Not that he wanted her to. If there was one thing Regan would willingly say about herself, it was that she was an ornament, a novelty, a party trick. She was the center of attention when she wished to be, quick-witted and charming and impeccably dressed, but those types of girls grew dull when there were no eccentricities or blemishes. The world loved to take a beautiful woman and exclaim at the charm of her single imperfection; Marilyn Monroe’s mole, or Audrey Hepburn’s malnutrition. It was the same reason Marc took no issue with Regan’s past. He didn’t mind that she had once required reinvention; she doubted he’d take an interest in her if he couldn’t elevate himself with her flaws.

“You’ve been getting along lately, then?”

“Yes,” Regan said. “We’re fine.”

They always got along, because getting along required the least of their energy. Marc would consider a fight to be a poor use of his time. He liked to smile at Regan when she argued, preferring to let her tire herself out.

“And your family?” the psychiatrist asked.

Regan’s phone had contained two voicemails: one from her psychiatrist asking if she could come to her session an hour earlier (she hadn’t received it and had come at her usually scheduled time, it was fine, nobody died), and one from her sister, earlier that evening.

“I know you won’t get this for like, a month,” Madeline said, “but Mom and Dad want you home for their anniversary party. Just let me know if you’re bringing someone, okay? Seriously, that’s all I need. Just text me back a number. One or two, but zero is not acceptable. And don’t just send me a cryptic series of gifs again, it’s not as funny as you think. Are you going to wear that wrap dress you just bought? Because I was going t- ah, hang on, Carissa wants to speak to you.” A pause. “Honey, you can’t tell me you want to speak to Auntie Charlotte and then refuse.” Another pause. “Sweetheart, please, Mommy is very tired right now and you’re going to lose your good behavior stickers. Do you want to talk to Auntie Charlotte or not?” A long pause, and then a shrill giggle. A sigh, “Okay, fine, whatever. Carissa misses you. Though, I can’t believe I have to say this, but please do not buy her more chewing gum, that peanut butter trick only does so much. God, she’s just like you as a kid, I swear. Alright, bye Char.”
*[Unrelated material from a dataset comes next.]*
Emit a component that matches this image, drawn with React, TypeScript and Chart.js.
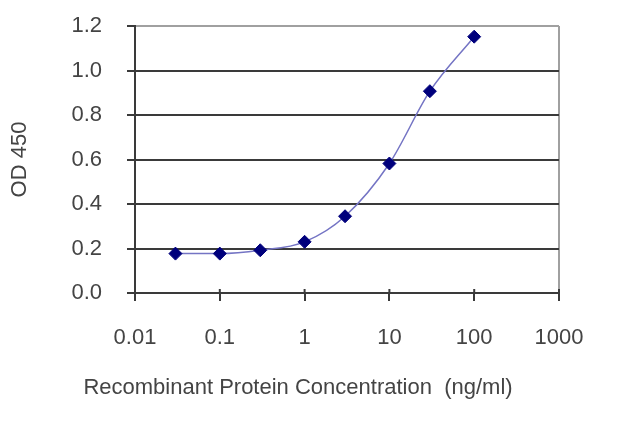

Regan thought about Carissa Easton, who was probably wearing a lace headband, perhaps with bows, and a velvet dress whose washing instructions demanded dry cleaning; not simply ‘dry clean,’ which was simply the best method, but ‘dry cleanonly,’ which was the exclusive method, and which was a distinction that Madeline Easton, nèe Regan, would know.

the narrator: In reality, Carissa was not much like Regan. Her mother adored her, for one thing, and she was an only child, or at least a future oldest child. Carissa would be more like Madeline one day, which was precisely why Regan made a point to send her chewing gum.